Denoising with Kernel Prediction and Asymmetric Loss Functions

Status
Read
Field
Monte Carlo Rendering
Denoising
Computer Vision
Ray Tracing
Deep Learning
Conference / Journal
Year
2018
Created
2020/10/05 05:26
The paper proposes an advanced MC denoiser based on a single-frame MC denoiser by Bako et al[2017]. The paper's contribution is the following
1.
Source-encoder that can deal with inputs from various renderers
2.
Including temporal features from consecutive frames for reconstruction
3.
Multi-scale architecture for low-frequency detail reconstruction
4.
Asymmetric loss function for detail-preservance with run-time control
5.
Adaptive sampling using error-predicting network.
Note that the denoiser is about predicting a kernel that will be applied to the noisy image for reconstruction, not directly predicting denoised pixels.

Single frame denoiser

For a single frame denoiser, the paper adopted residual blocks with two conv layers and one skip connection. This is different from Bako et al which uses simple conv layers for extraction. Note that before extraction the source encoder deals with the discrepancy of input frames rendered by different renderers.

Temporal Denoiser

Using temporal features when denoising helps handling time-dependent effects such as flickering. To get advantage by using the temporal features, the paper applied extractor for each consecutive frames. Then extracted features are passed to temporal feature extractor. Then the predicted kernel will be provided for every frame input. These will be modified with the motion vector for temporal consistency, and then applied to each frame and aggregated for the final denoised result. The point it that unlike Chaitanya et al (2017), the paper's temporal denoiser accumulates features from both the past and future frames.

Multi-scale Architecture

Using a fixed sized (quite small) kernel for reconstruction helps to denoise high frequecny details, but is likely to lose low frequency details. So the paper introduces three-level denoiser architecture. The module gets the downsampled frame as an input and the denoiser above (either single-frame or temporal) denoises the input. Then the results are upscaled and accumulated through the compositor. This allows the kernel predicting denoiser to deal with spatially-dependent low freqeucny details.

Assymetric Loss Function

This is one of the distinct part of the paper compared to any other DL based denoisers. There is always a tradeoff between denoising and preserving the detail. Overwhelmingly denoised result might produce a blurry image with lost details, when less denoising preserves original details when still having noise. Assymetric loss function allows the user to decide how much to preserve the details when denoising.
As in the figure above, the assymetric loss function penalizes the denoised result when the result is in the opposite direction in the image space of the input respect to the ground truth. This helps the model to more likely to produce denoised result preserves details from the input.
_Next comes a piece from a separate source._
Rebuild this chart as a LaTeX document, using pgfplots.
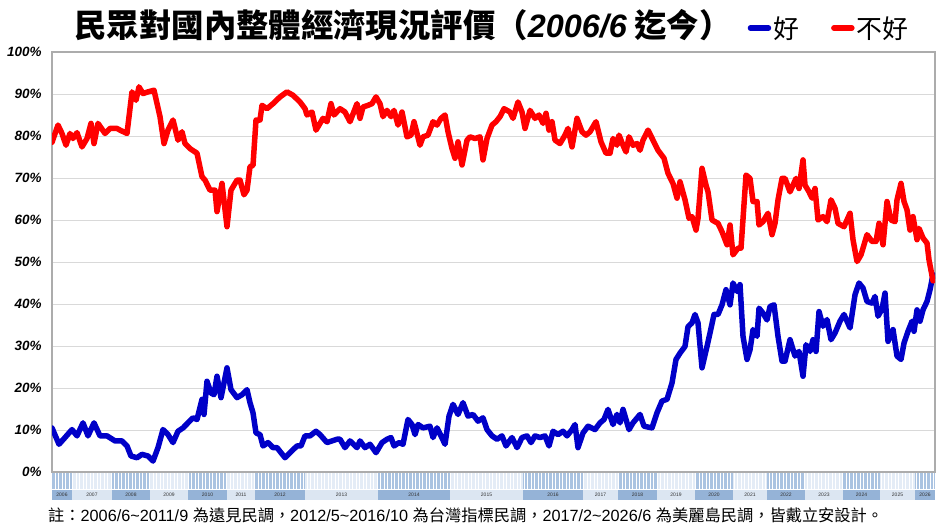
\documentclass[border=0pt]{standalone}
\usepackage{fontspec}
\setmainfont{Liberation Sans}
\newfontfamily\cjk{Noto Sans CJK TC}
\usepackage{pgfplots}
\pgfplotsset{compat=1.18}
\definecolor{rd}{RGB}{255,0,0}
\definecolor{bl}{RGB}{0,0,200}
\definecolor{yrdark}{RGB}{149,179,215}
\definecolor{yrlight}{RGB}{220,230,242}
\definecolor{modark}{RGB}{170,195,225}
\definecolor{molight}{RGB}{228,236,246}
\begin{document}
\begin{tikzpicture}[x=1bp,y=1bp]
\path[use as bounding box] (0,0) rectangle (940,532);
% year band below the plot
\foreach \a/\b/\yr/\c in {52/72/2006/dark,72/112/2007/light,112/150/2008/dark,150/188/2009/light,188/227/2010/dark,227/255/2011/light,255/305/2012/dark,305/378/2013/light,378/450/2014/dark,450/523/2015/light,523/583/2016/dark,583/618/2017/light,618/657/2018/dark,657/695/2019/light,695/733/2020/dark,733/767/2021/light,767/805/2022/dark,805/843/2023/light,843/880/2024/dark,880/915/2025/light,915/935/2026/dark}{
  \fill[yr\c] (\a,32) rectangle (\b,42);
  \fill[mo\c] (\a,43) rectangle (\b,59);
  \node[font=\fontsize{5}{5}\selectfont, text=black!80, inner sep=0] at ({(\a+\b)/2},37) {\yr};
}
\foreach \x in {55,58.5,...,934} \draw[white, line width=0.7] (\x,43) -- (\x,59);
\node[anchor=center, font=\cjk\bfseries\fontsize{32.5}{32.5}\selectfont] at (403,507)
  {民眾對國內整體經濟現況評價（{\fontspec{Liberation Sans}\bfseries\itshape 2006/6} 迄今）};
\node[anchor=west, inner sep=0, font=\fontsize{16.3}{16.3}\selectfont] at (48,17)
  {{\cjk 註：}2006/6\textasciitilde 2011/9 {\cjk 為遠見民調，}2012/5\textasciitilde 2016/10 {\cjk 為台灣指標民調，}2017/2\textasciitilde 2026/6 {\cjk 為美麗島民調，皆戴立安設計。}};
\begin{axis}[
  at={(52bp,60bp)}, anchor=south west, scale only axis,
  width=883bp, height=420bp,
  xmin=52, xmax=935, ymin=0, ymax=100,
  xtick=\empty, ytick={0,10,...,100},
  ymajorgrids, grid style={gray!30, line width=0.8bp},
  axis line style={gray!65, line width=1.3bp},
  major tick length=0pt,
  /pgf/number format/assume math mode=true,
  yticklabel={\pgfmathprintnumber{\tick}\%},
  yticklabel style={font=\fontsize{13.5}{13.5}\selectfont\bfseries\itshape, xshift=-7bp},
  legend columns=2,
  legend style={at={(0.88,1.057)}, anchor=center, draw=none, fill=none,
    font=\cjk\fontsize{26}{26}\selectfont,
    /tikz/every even column/.append style={column sep=30bp}},
  legend image code/.code={\draw[#1, line width=5.5bp] (0bp,0bp) -- (18bp,0bp);},
  every axis plot/.append style={line width=5.5bp, line join=round, line cap=round},
]
\addplot[bl] coordinates {
(52,10.5)(59,6.6)(65,8.2)(72,10.1)(77,8.6)(83,11.7)(88,8.6)(94,11.7)(100,8.6)(107,8.6)
(115,7.4)(122,7.4)(127,6.2)(131,3.8)(137,3.4)(142,4.2)(148,3.8)(153,2.6)(158,5.8)(163,10.1)
(168,8.9)(173,7)(178,9.7)(183,10.5)(188,11.7)(193,12.9)(197,12.5)(202,17.3)(204,13.7)(207,21.6)
(211,18.8)(214,18.4)(217,22.8)(221,17.7)(224,21.2)(227,24.8)(231,19.6)(237,17.7)(242,18.4)(247,19.6)
(250,16.5)(253,14.1)(256,9.3)(260,8.9)(263,6.2)(268,7)(273,5.8)(277,5.8)(281,4.6)(285,3.4)
(290,4.6)(297,6.2)(301,6.2)(305,8.6)(310,8.6)(316,9.7)(320,8.9)(327,7)(332,7.4)(337,7.8)
(340,7.8)(345,5.8)(350,7.4)(357,5.8)(360,7.4)(365,5.8)(370,6.6)(376,4.6)(382,7)(387,7.8)
(391,8.2)(394,6.2)(399,7)(403,6.6)(408,12.5)(412,11.3)(415,8.9)(418,11.3)(423,10.5)(430,10.9)
(433,8.2)(437,10.5)(441,8.6)(445,6.6)(449,13.3)(453,16.1)(458,13.7)(463,16.5)(468,13.3)(473,13.7)
(478,12.1)(483,12.9)(487,10.1)(492,8.6)(497,7.8)(502,8.6)(506,6.2)(512,8.2)(517,5.8)(522,8.2)
(527,8.6)(531,7)(535,8.6)(540,8.2)(545,8.6)(549,6.2)(553,9.7)(558,8.9)(563,9.7)(567,8.6)
(572,10.1)(575,11.3)(578,5.8)(583,9.3)(588,10.9)(595,10.1)(600,11.7)(604,12.5)(608,14.9)(613,11.3)
(617,13.7)(620,11.7)(623,14.9)(629,10.1)(633,11.7)(640,13.7)(644,10.9)(652,10.5)(657,14.1)(662,16.9)
(667,17.3)(672,21.2)(676,26.8)(680,28.3)(685,29.9)(688,34.6)(692,35.5)(695,37.5)(698,35.5)(702,24.8)
(707,29.9)(710,33.1)(714,37.5)(718,37.5)(722,39.8)(726,43.4)(730,39.8)(733,45)(737,43)(740,44.6)
(743,32.3)(747,26.8)(750,29.1)(753,33.9)(757,32.3)(759,39)(763,37.8)(767,36.2)(770,39.4)(774,39.8)
(778,32.3)(782,26.4)(785,26.4)(790,31.5)(795,27.6)(799,28.7)(803,22.8)(806,30.3)(810,28.7)(813,31.5)
(816,28.7)(819,38.2)(823,34.7)(827,36.3)(831,31.5)(835,33.1)(840,35.9)(844,37.5)(850,34.3)(855,42.2)
(859,45)(863,43.8)(867,40.6)(872,40.2)(875,41.8)(878,37.1)(882,38.8)(885,42.6)(888,31.1)(893,33.9)
(897,27.6)(901,26.8)(904,30.7)(908,33.5)(912,35.9)(914,33.5)(917,38.6)(920,35.9)(923,38.6)(927,40.6)
(930,43.4)(933,47)
};
\addlegendentry{好}
\addplot[rd] coordinates {
(52,78.5)(58,82.6)(62,80.6)(66,77.8)(70,80.6)(73,79.4)(77,80.8)(82,77.4)(87,79.4)(91,83)
(94,78.2)(98,83)(105,80.6)(110,81.8)(117,81.8)(120,81.4)(127,80.6)(132,90.5)(136,88.5)(139,91.7)
(143,90.1)(148,90.5)(154,90.9)(160,84.6)(164,78.2)(168,81.4)(173,83.8)(178,79)(182,81)(185,78.2)
(190,77)(197,75.9)(202,70.3)(205,69.5)(210,67.1)(215,67.1)(217,62)(222,68.7)(227,58.4)(231,67.1)
(237,69.5)(240,69.5)(244,66)(247,67.1)(250,72.7)(253,73)(256,83.8)(260,83.8)(262,87.3)(267,86.5)
(273,87.7)(280,89.3)(287,90.5)(293,89.7)(300,88.1)(305,86.5)(307,85)(312,85.7)(316,81.4)(320,83)
(323,84.2)(327,83.4)(331,87.7)(334,85)(340,86.5)(345,85.7)(350,83.4)(357,87.7)(360,84.2)(363,86.9)
(368,87.3)(372,87.7)(376,89.3)(380,87.7)(383,84.6)(387,86.1)(391,84.6)(394,86.1)(398,82.6)(402,85.7)
(407,79.8)(411,80.2)(414,83.4)(420,77.8)(423,79.8)(428,80.2)(433,83.4)(437,82.6)(441,84.2)(445,85)
(448,81)(452,77)(455,74.7)(458,78.6)(462,73.1)(467,79)(470,79.8)(475,79.4)(480,79.8)(483,74.3)
(487,79.4)(492,82.6)(496,83.4)(500,84.6)(504,86.5)(510,85.7)(513,84.2)(518,88.1)(522,85.7)(525,81.8)
(530,86.1)(535,84.2)(539,85)(543,83)(546,85.4)(549,81.4)(552,83.4)(555,79)(560,78.2)(565,80.2)
(568,81.8)(572,77.4)(577,84.2)(582,81)(586,80.2)(590,81)(596,83.4)(601,78.6)(606,75.9)(610,75.9)
(613,79.4)(617,77.8)(619,80.2)(623,77.8)(626,76.2)(629,79.8)(633,77.8)(637,78.2)(640,76.6)(643,79)
(648,81.4)(653,79)(658,76.6)(664,74.7)(668,71.1)(673,68.7)(677,65.2)(680,69.1)(685,64.8)(689,60.4)
(692,60.8)(696,57.6)(698,60.4)(702,72.3)(706,68.3)(708,66.7)(712,60)(718,59.2)(722,57.2)(727,54.1)
(730,58.8)(733,51.7)(738,53.3)(741,53.3)(746,70.7)(750,69.9)(753,64.4)(757,64.4)(759,58.8)(763,59.6)
(768,61.6)(772,56.5)(775,59.2)(778,64.8)(782,69.9)(785,69.9)(790,66.7)(796,69.9)(799,67.5)(803,74.3)
(805,68.3)(809,66.7)(812,65.2)(815,67.5)(818,60)(823,60.8)(827,59.6)(831,64.8)(835,62.8)(838,59.2)
(844,58.4)(850,61.6)(853,55.3)(857,50.1)(861,51.7)(867,56.5)(872,54.9)(876,54.9)(879,59.2)(883,54.1)
(887,64.4)(891,60)(895,59.6)(897,64.8)(901,68.7)(904,64.4)(907,62.4)(910,57.6)(913,60.8)(917,55.3)
(919,58)(923,55.7)(927,54.5)(929,50.5)(933,45.5)
};
\addlegendentry{不好}
\end{axis}
\end{tikzpicture}
\end{document}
The magnitude of penalization can be modulated by the factor lambda. Either the model can be trained on the fixed lambda, or can also get an input of lambda. The latter case can let the user to freely choose the lambda value (which will mean how much one would like to preserve the details) when denoising on run-time.

Adaptive Sampling

The paper also used error-predicting network that can be used for adaptive sampling.

Experiment

Paper used auxiliary features along with color in log scale...
relative color variance (1)
albedo log scale (3)
relative albedo variance (1)
normal (3)
relative normal variance (1)
Relaive variance : pixel variance divided into squared sample mean
Paper followed the pipeline similar to Bako et al. (2017) training for diffuse & specular effects each. However the difference is that the paper trained each effect on a same model with a flag that indicates the irradiance decomposition.

Results

Source Encoder

When training with frames from two renderers with the source-aware encoder it showed the best result.

Temporal Denoising

The paper showed that temporal denoiser reduced the temporal instability of the reconstructed image. Also showed that using both frames from past and future symmetrically giving better result compared to Chaitanya et al. (2017)

Multi-scale Architecture

Multi-scale denosing helped to give best reconstructed results when using smaller kernel size.

Assymetric Loss

We can see that increasing lambda (making the filter conservative) makes the result contain more similar lighting details with the reference.

Adaptive Sampling

Paper showed that the introduced error-predicting module showed similar distribution of samples compared to the ground truth with par-result.

KPCN Convergence

Paper says that the model converged faster than the model of Bako et al. 2017. Also the paper gave the theorhetical proof that kernel-prediction converges expoenetially faster than direct prediction.